At the same time, Sithian, the owner of the record label, reunites with his former boyfriend, Bailiu, while everyone faces the challenges of the music industry and pursues their dreams.

== Cast ==

=== Main ===

- Phemadech Vattanapati (Dome) as Jeng
- Ratchanon Khajitpornphun (Folk) as Mai
- Thakrit Patthanaworakit (Aomstin) as Boss Sithian
- Prosan Chaivirach (Ford) as Bailiu

=== Recurring ===

- Madaew Apichet Atilattana
- Alie Blackcobra
- Phiravich Attachitsataporn (Mean)
- Winner Vorasorn Wannaworasate
- B-Bas Warut Lomsawad
- Garto Pannawit Phattanasiri
- Bookko Thanatchaphan Buranachiwawilai
- Uno Laothong
- Waii Panthisa Thienprasit
- Gunsmile Chanagun Arpornsutinan

=== Special appearance ===

- Tonnam Piamchon Damrongsunthornchai

== Soundtrack ==

| No. | Title | Artist | Length |
|---|---|---|---|
| 1. | "Fan Content (แฟน Content)" | Offroad Kantapon |  |

== Production ==

The project was announced by Ultimate Troop in February 2026 as part of the company's annual slate. The series combines Boy Love with the T-POP industry, exploring themes of friendship, fame, music, and personal growth.
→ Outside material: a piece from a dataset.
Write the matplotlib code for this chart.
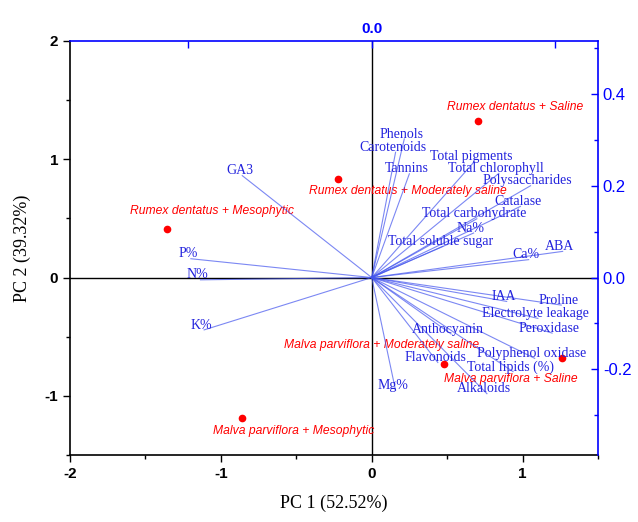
import matplotlib
matplotlib.use("Agg")
import matplotlib.pyplot as plt
from matplotlib.ticker import MultipleLocator, FixedLocator

plt.rcParams["axes.unicode_minus"] = False

# scores (PC1, PC2)
samples = ["Rumex dentatus + Mesophytic", "Rumex dentatus + Moderately saline",
           "Rumex dentatus + Saline", "Malva parviflora + Mesophytic",
           "Malva parviflora + Moderately saline", "Malva parviflora + Saline"]
pc1 = [-1.354, -0.223, 0.705, -0.857, 0.479, 1.264]
pc2 = [0.407, 0.836, 1.322, -1.189, -0.731, -0.684]

# loadings
variables = ["Phenols", "Carotenoids", "Tannins", "Total pigments", "Total chlorophyll",
             "Polysaccharides", "Catalase", "Total carbohydrate", "Na%",
             "Total soluble sugar", "Ca%", "ABA", "IAA", "Proline",
             "Electrolyte leakage", "Peroxidase", "Anthocyanin", "Polyphenol oxidase",
             "Flavonoids", "Total lipids (%)", "Alkaloids", "Mg%", "GA3", "P%", "N%", "K%"]
load1 = [0.071, 0.052, 0.082, 0.224, 0.277, 0.346, 0.324, 0.229, 0.222, 0.155,
         0.342, 0.416, 0.294, 0.413, 0.362, 0.393, 0.173, 0.355, 0.144, 0.308,
         0.251, 0.052, -0.282, -0.394, -0.373, -0.365]
load2 = [0.302, 0.273, 0.226, 0.253, 0.227, 0.200, 0.155, 0.128, 0.097, 0.068,
         0.039, 0.057, -0.052, -0.060, -0.089, -0.121, -0.123, -0.176, -0.185, -0.205,
         -0.253, -0.246, 0.222, 0.041, -0.005, -0.114]

# label offsets for the sample names (points)
sample_offsets = [(32, 13), (50, -9), (27, 10), (37, -9), (-45, 14), (-37, -15)]

serif = "Liberation Serif"
sans = "Liberation Sans"

fig = plt.figure(figsize=(6.38, 5.22), dpi=100)
ax = fig.add_axes([0.1097, 0.1284, 0.8276, 0.7931])
ax.set_xlim(-2, 1.5)
ax.set_ylim(-1.5, 2)

# loading axes (top / right)
kx = (598 - 70) / 3.5 / 459
ky = (455 - 41) / 3.5 / 459
ax2 = fig.add_axes(ax.get_position(), facecolor="none")
ax2.set_xlim(-2 * kx, 1.5 * kx)
ax2.set_ylim(-1.5 * ky, 2 * ky)

ax.axhline(0, color="black", lw=1)
ax.axvline(0, color="black", lw=1)

for name, x, y in zip(variables, load1, load2):
    ax2.plot([0, x], [0, y], color="#4455ee", lw=0.8, alpha=0.7)
    ax2.annotate(name, (x, y), xytext=(-2, 3.5), textcoords="offset points",
                 ha="center", va="center", color="#2222dd", fontsize=10, family=serif)

ax.plot(pc1, pc2, "o", color="red", ms=4.5, zorder=5)
for name, x, y, off in zip(samples, pc1, pc2, sample_offsets):
    ax.annotate(name, (x, y), xytext=off, textcoords="offset points",
                ha="center", va="center", color="red", fontsize=8.7,
                family=sans, style="italic")

# scores axes style
ax.xaxis.set_major_locator(MultipleLocator(1))
ax.xaxis.set_minor_locator(MultipleLocator(0.5))
ax.yaxis.set_major_locator(MultipleLocator(1))
ax.yaxis.set_minor_locator(MultipleLocator(0.5))
ax.tick_params(which="both", direction="out", width=1)
ax.tick_params(which="major", length=5)
ax.tick_params(which="minor", length=3)
for lab in ax.get_xticklabels() + ax.get_yticklabels():
    lab.set_fontfamily(sans)
    lab.set_fontweight("bold")
    lab.set_fontsize(11)
for s in ["top", "right"]:
    ax.spines[s].set_visible(False)
ax.spines["left"].set_linewidth(1.2)
ax.spines["bottom"].set_linewidth(1.2)
ax.set_xlabel("PC 1 (52.52%)", family=serif, fontsize=13, labelpad=10)
ax.set_ylabel("PC 2 (39.32%)", family=serif, fontsize=13, labelpad=10)

# loading axes style
ax2.xaxis.tick_top()
ax2.yaxis.tick_right()
ax2.xaxis.set_major_locator(FixedLocator([-0.4, 0.0, 0.4]))
ax2.set_xticklabels(["", "0.0", ""])
ax2.yaxis.set_major_locator(MultipleLocator(0.2))
ax2.yaxis.set_minor_locator(MultipleLocator(0.1))
ax2.tick_params(which="both", direction="in", color="blue", width=1)
ax2.tick_params(which="major", length=5)
ax2.tick_params(which="minor", length=3)
ax2.tick_params(axis="x", labelcolor="blue", labelsize=11)
ax2.tick_params(axis="y", labelcolor="blue", labelsize=12)
for lab in ax2.get_xticklabels():
    lab.set_fontfamily(sans)
    lab.set_fontweight("bold")
for lab in ax2.get_yticklabels():
    lab.set_fontfamily(sans)
ax2.yaxis.set_major_formatter(plt.FuncFormatter(lambda v, p: f"{v:.1f}"))
for s in ["left", "bottom"]:
    ax2.spines[s].set_visible(False)
for s in ["top", "right"]:
    ax2.spines[s].set_color("blue")
    ax2.spines[s].set_linewidth(1.2)

fig.savefig("out.png", dpi=100)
It was directed by Tonnam Piamchon Damrongsunthornchai and written by Zaanook Jukkroww Nipitpon Muangsinun. The production features a cast of newcomer actors led by Dome Phemadech Vattanapati and Folk Ratchanon Khajitpornphun.

The official trailer was released on 5 June 2026 through Ultimate Troop's YouTube channel. Ahead of the premiere, the cast participated in interviews and promotional activities to introduce the series and its characters. According to the producers, the series was created to portray the challenges faced by aspiring artists in the T-POP industry, with music serving as a central element of the story. Prior to its premiere, the series was promoted by KAZZ Magazine, which described it as a romantic comedy set in the world of T-POP.